■ **Your goal**: Give the data again exactly as written, skipping any pictures.

■ **Data segment**:

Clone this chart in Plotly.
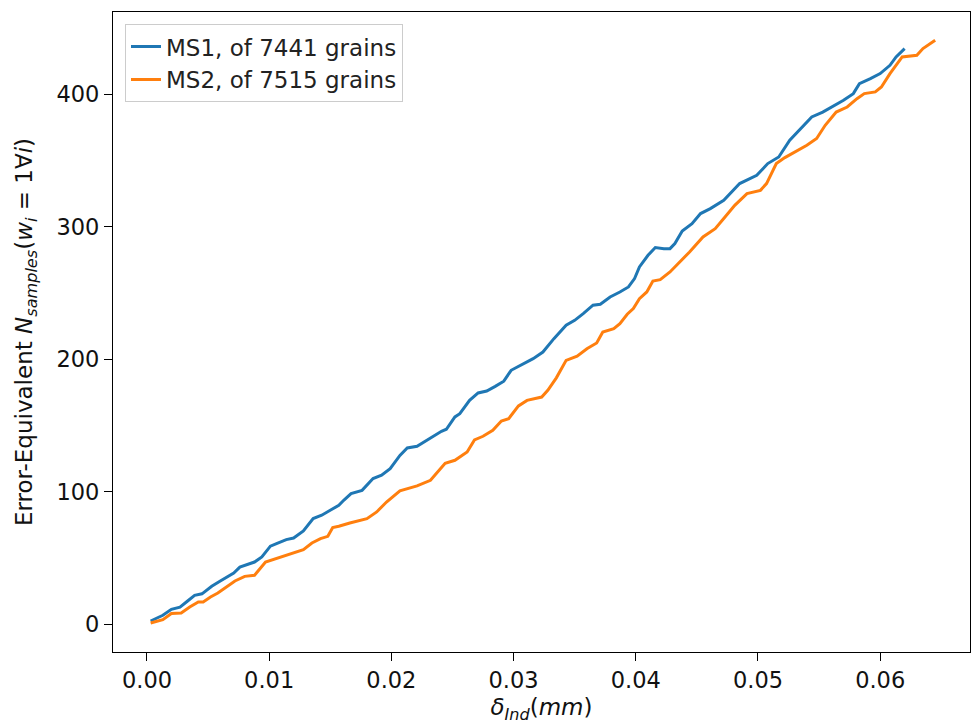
import plotly.graph_objects as go

# MS1 (blue)
ms1_x = [0.0003, 0.0013, 0.0020, 0.0027, 0.0033, 0.0039, 0.0045, 0.0053, 0.0060, 0.0065,
         0.0071, 0.0076, 0.0082, 0.0088, 0.0094, 0.0101, 0.0106, 0.0114, 0.0120, 0.0128,
         0.0136, 0.0143, 0.0151, 0.0157, 0.0161, 0.0167, 0.0176, 0.0185, 0.0192, 0.0199,
         0.0207, 0.0213, 0.0221, 0.0232, 0.0241, 0.0245, 0.0252, 0.0256, 0.0264, 0.0271,
         0.0278, 0.0285, 0.0292, 0.0298, 0.0306, 0.0316, 0.0324, 0.0333, 0.0343, 0.0350,
         0.0357, 0.0365, 0.0371, 0.0379, 0.0387, 0.0394, 0.0399, 0.0403, 0.0410, 0.0416,
         0.0423, 0.0428, 0.0432, 0.0438, 0.0446, 0.0453, 0.0461, 0.0472, 0.0485, 0.0499,
         0.0508, 0.0517, 0.0526, 0.0534, 0.0544, 0.0553, 0.0562, 0.0570, 0.0578, 0.0583,
         0.0592, 0.0600, 0.0608, 0.0613, 0.0620]
ms1_y = [2.5, 6.8, 11.3, 13.0, 17.4, 21.9, 23.0, 28.7, 32.7, 35.7,
         38.7, 43.2, 45.3, 47.0, 50.8, 59.0, 60.9, 63.9, 65.1, 70.4,
         79.8, 82.3, 86.6, 89.8, 93.6, 98.6, 101.1, 110.0, 112.5, 117.5,
         127.5, 133.1, 134.3, 140.9, 145.7, 147.2, 156.5, 159.0, 169.0, 174.6,
         176.1, 179.6, 183.5, 191.7, 195.5, 200.5, 205.5, 215.6, 225.7, 229.4,
         234.5, 240.8, 241.5, 247.0, 250.8, 254.6, 260.9, 269.7, 278.5, 284.3,
         283.5, 283.5, 287.3, 296.8, 302.4, 310.0, 313.7, 320.0, 332.6, 338.9,
         347.7, 352.7, 365.3, 372.8, 382.9, 386.6, 391.0, 395.5, 400.5, 408.0,
         411.8, 415.6, 421.9, 428.2, 434.5]

# MS2 (orange)
ms2_x = [0.0003, 0.0013, 0.0020, 0.0028, 0.0035, 0.0042, 0.0046, 0.0052, 0.0058, 0.0065,
         0.0072, 0.0080, 0.0088, 0.0097, 0.0103, 0.0112, 0.0120, 0.0128, 0.0135, 0.0142,
         0.0148, 0.0152, 0.0157, 0.0166, 0.0180, 0.0188, 0.0196, 0.0207, 0.0221, 0.0232,
         0.0244, 0.0252, 0.0262, 0.0268, 0.0275, 0.0283, 0.0290, 0.0296, 0.0304, 0.0311,
         0.0323, 0.0328, 0.0335, 0.0343, 0.0352, 0.0360, 0.0368, 0.0373, 0.0382, 0.0387,
         0.0393, 0.0398, 0.0403, 0.0409, 0.0414, 0.0420, 0.0428, 0.0436, 0.0444, 0.0455,
         0.0465, 0.0472, 0.0481, 0.0491, 0.0502, 0.0507, 0.0515, 0.0522, 0.0532, 0.0540,
         0.0548, 0.0555, 0.0564, 0.0573, 0.0581, 0.0587, 0.0596, 0.0601, 0.0608, 0.0618,
         0.0630, 0.0635, 0.0645]
ms2_y = [1.0, 3.5, 8.1, 8.5, 13.0, 16.8, 16.8, 20.6, 23.6, 28.2,
         32.7, 36.2, 37.0, 47.0, 48.8, 51.3, 53.8, 56.4, 61.4, 64.7,
         66.4, 73.0, 74.0, 76.5, 79.7, 84.8, 92.3, 100.8, 104.5, 108.7,
         121.5, 123.8, 130.0, 139.2, 141.9, 146.4, 153.4, 155.2, 164.8, 169.0,
         171.5, 176.6, 186.0, 199.2, 202.3, 208.0, 212.3, 220.6, 223.1, 226.9,
         234.0, 238.3, 245.8, 250.8, 259.1, 260.1, 265.9, 273.5, 281.0, 292.3,
         298.6, 306.2, 316.2, 325.0, 327.5, 332.6, 347.7, 352.2, 357.2, 361.5,
         366.6, 376.6, 386.6, 390.4, 396.7, 400.5, 401.8, 405.5, 415.6, 428.2,
         429.4, 434.5, 440.8]

series_names = ["MS1, of 7441 grains", "MS2, of 7515 grains"]
series_colors = ["#1f77b4", "#ff7f0e"]

x_ticks = [0.00, 0.01, 0.02, 0.03, 0.04, 0.05, 0.06]
y_ticks = [0, 100, 200, 300, 400]

FONT = "DejaVu Sans"

fig = go.Figure()
for xs, ys, name, col in [(ms1_x, ms1_y, series_names[0], series_colors[0]),
                          (ms2_x, ms2_y, series_names[1], series_colors[1])]:
    fig.add_trace(go.Scatter(x=xs, y=ys, mode="lines", name=name,
                             line=dict(color=col, width=3)))

axis_common = dict(showline=True, linecolor="black", linewidth=1.3, mirror=True,
                   ticks="outside", ticklen=8, tickwidth=1.3, tickcolor="black",
                   showgrid=False, zeroline=False,
                   tickfont=dict(family=FONT, size=22.5, color="#111"))

fig.update_xaxes(range=[-0.00278, 0.06735], tickvals=x_ticks,
                 ticktext=[f"{v:.2f}" for v in x_ticks],
                 title=dict(text="<i>δ</i><sub><i>Ind</i></sub>(<i>mm</i>)",
                            font=dict(family=FONT, size=23, color="#111"), standoff=9),
                 **axis_common)
fig.update_yaxes(range=[-20.9, 462.1], tickvals=y_ticks,
                 ticktext=[str(v) for v in y_ticks],
                 title=dict(text="Error-Equivalent <i>N</i><sub><i>samples</i></sub>(<i>w</i><sub><i>i</i></sub> = 1∀<i>i</i>)",
                            font=dict(family=FONT, size=23, color="#111"), standoff=17),
                 **axis_common)

fig.update_layout(
    width=971, height=724,
    margin=dict(l=113, r=1, t=12, b=72),
    paper_bgcolor="white", plot_bgcolor="white",
    font=dict(family=FONT, size=23, color="#111"),
    legend=dict(x=0.014, y=0.981, xanchor="left", yanchor="top",
                bgcolor="rgba(255,255,255,0.8)", bordercolor="#cccccc", borderwidth=1,
                font=dict(family=FONT, size=23, color="#222")),
    showlegend=True,
)

fig.write_html("out.html")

■ **Correct result**:
Clone this chart in Plotly.
import plotly.graph_objects as go

# MS1 (blue)
ms1_x = [0.0003, 0.0013, 0.0020, 0.0027, 0.0033, 0.0039, 0.0045, 0.0053, 0.0060, 0.0065,
         0.0071, 0.0076, 0.0082, 0.0088, 0.0094, 0.0101, 0.0106, 0.0114, 0.0120, 0.0128,
         0.0136, 0.0143, 0.0151, 0.0157, 0.0161, 0.0167, 0.0176, 0.0185, 0.0192, 0.0199,
         0.0207, 0.0213, 0.0221, 0.0232, 0.0241, 0.0245, 0.0252, 0.0256, 0.0264, 0.0271,
         0.0278, 0.0285, 0.0292, 0.0298, 0.0306, 0.0316, 0.0324, 0.0333, 0.0343, 0.0350,
         0.0357, 0.0365, 0.0371, 0.0379, 0.0387, 0.0394, 0.0399, 0.0403, 0.0410, 0.0416,
         0.0423, 0.0428, 0.0432, 0.0438, 0.0446, 0.0453, 0.0461, 0.0472, 0.0485, 0.0499,
         0.0508, 0.0517, 0.0526, 0.0534, 0.0544, 0.0553, 0.0562, 0.0570, 0.0578, 0.0583,
         0.0592, 0.0600, 0.0608, 0.0613, 0.0620]
ms1_y = [2.5, 6.8, 11.3, 13.0, 17.4, 21.9, 23.0, 28.7, 32.7, 35.7,
         38.7, 43.2, 45.3, 47.0, 50.8, 59.0, 60.9, 63.9, 65.1, 70.4,
         79.8, 82.3, 86.6, 89.8, 93.6, 98.6, 101.1, 110.0, 112.5, 117.5,
         127.5, 133.1, 134.3, 140.9, 145.7, 147.2, 156.5, 159.0, 169.0, 174.6,
         176.1, 179.6, 183.5, 191.7, 195.5, 200.5, 205.5, 215.6, 225.7, 229.4,
         234.5, 240.8, 241.5, 247.0, 250.8, 254.6, 260.9, 269.7, 278.5, 284.3,
         283.5, 283.5, 287.3, 296.8, 302.4, 310.0, 313.7, 320.0, 332.6, 338.9,
         347.7, 352.7, 365.3, 372.8, 382.9, 386.6, 391.0, 395.5, 400.5, 408.0,
         411.8, 415.6, 421.9, 428.2, 434.5]

# MS2 (orange)
ms2_x = [0.0003, 0.0013, 0.0020, 0.0028, 0.0035, 0.0042, 0.0046, 0.0052, 0.0058, 0.0065,
         0.0072, 0.0080, 0.0088, 0.0097, 0.0103, 0.0112, 0.0120, 0.0128, 0.0135, 0.0142,
         0.0148, 0.0152, 0.0157, 0.0166, 0.0180, 0.0188, 0.0196, 0.0207, 0.0221, 0.0232,
         0.0244, 0.0252, 0.0262, 0.0268, 0.0275, 0.0283, 0.0290, 0.0296, 0.0304, 0.0311,
         0.0323, 0.0328, 0.0335, 0.0343, 0.0352, 0.0360, 0.0368, 0.0373, 0.0382, 0.0387,
         0.0393, 0.0398, 0.0403, 0.0409, 0.0414, 0.0420, 0.0428, 0.0436, 0.0444, 0.0455,
         0.0465, 0.0472, 0.0481, 0.0491, 0.0502, 0.0507, 0.0515, 0.0522, 0.0532, 0.0540,
         0.0548, 0.0555, 0.0564, 0.0573, 0.0581, 0.0587, 0.0596, 0.0601, 0.0608, 0.0618,
         0.0630, 0.0635, 0.0645]
ms2_y = [1.0, 3.5, 8.1, 8.5, 13.0, 16.8, 16.8, 20.6, 23.6, 28.2,
         32.7, 36.2, 37.0, 47.0, 48.8, 51.3, 53.8, 56.4, 61.4, 64.7,
         66.4, 73.0, 74.0, 76.5, 79.7, 84.8, 92.3, 100.8, 104.5, 108.7,
         121.5, 123.8, 130.0, 139.2, 141.9, 146.4, 153.4, 155.2, 164.8, 169.0,
         171.5, 176.6, 186.0, 199.2, 202.3, 208.0, 212.3, 220.6, 223.1, 226.9,
         234.0, 238.3, 245.8, 250.8, 259.1, 260.1, 265.9, 273.5, 281.0, 292.3,
         298.6, 306.2, 316.2, 325.0, 327.5, 332.6, 347.7, 352.2, 357.2, 361.5,
         366.6, 376.6, 386.6, 390.4, 396.7, 400.5, 401.8, 405.5, 415.6, 428.2,
         429.4, 434.5, 440.8]

series_names = ["MS1, of 7441 grains", "MS2, of 7515 grains"]
series_colors = ["#1f77b4", "#ff7f0e"]

x_ticks = [0.00, 0.01, 0.02, 0.03, 0.04, 0.05, 0.06]
y_ticks = [0, 100, 200, 300, 400]

FONT = "DejaVu Sans"

fig = go.Figure()
for xs, ys, name, col in [(ms1_x, ms1_y, series_names[0], series_colors[0]),
                          (ms2_x, ms2_y, series_names[1], series_colors[1])]:
    fig.add_trace(go.Scatter(x=xs, y=ys, mode="lines", name=name,
                             line=dict(color=col, width=3)))

axis_common = dict(showline=True, linecolor="black", linewidth=1.3, mirror=True,
                   ticks="outside", ticklen=8, tickwidth=1.3, tickcolor="black",
                   showgrid=False, zeroline=False,
                   tickfont=dict(family=FONT, size=22.5, color="#111"))

fig.update_xaxes(range=[-0.00278, 0.06735], tickvals=x_ticks,
                 ticktext=[f"{v:.2f}" for v in x_ticks],
                 title=dict(text="<i>δ</i><sub><i>Ind</i></sub>(<i>mm</i>)",
                            font=dict(family=FONT, size=23, color="#111"), standoff=9),
                 **axis_common)
fig.update_yaxes(range=[-20.9, 462.1], tickvals=y_ticks,
                 ticktext=[str(v) for v in y_ticks],
                 title=dict(text="Error-Equivalent <i>N</i><sub><i>samples</i></sub>(<i>w</i><sub><i>i</i></sub> = 1∀<i>i</i>)",
                            font=dict(family=FONT, size=23, color="#111"), standoff=17),
                 **axis_common)

fig.update_layout(
    width=971, height=724,
    margin=dict(l=113, r=1, t=12, b=72),
    paper_bgcolor="white", plot_bgcolor="white",
    font=dict(family=FONT, size=23, color="#111"),
    legend=dict(x=0.014, y=0.981, xanchor="left", yanchor="top",
                bgcolor="rgba(255,255,255,0.8)", bordercolor="#cccccc", borderwidth=1,
                font=dict(family=FONT, size=23, color="#222")),
    showlegend=True,
)

fig.write_html("out.html")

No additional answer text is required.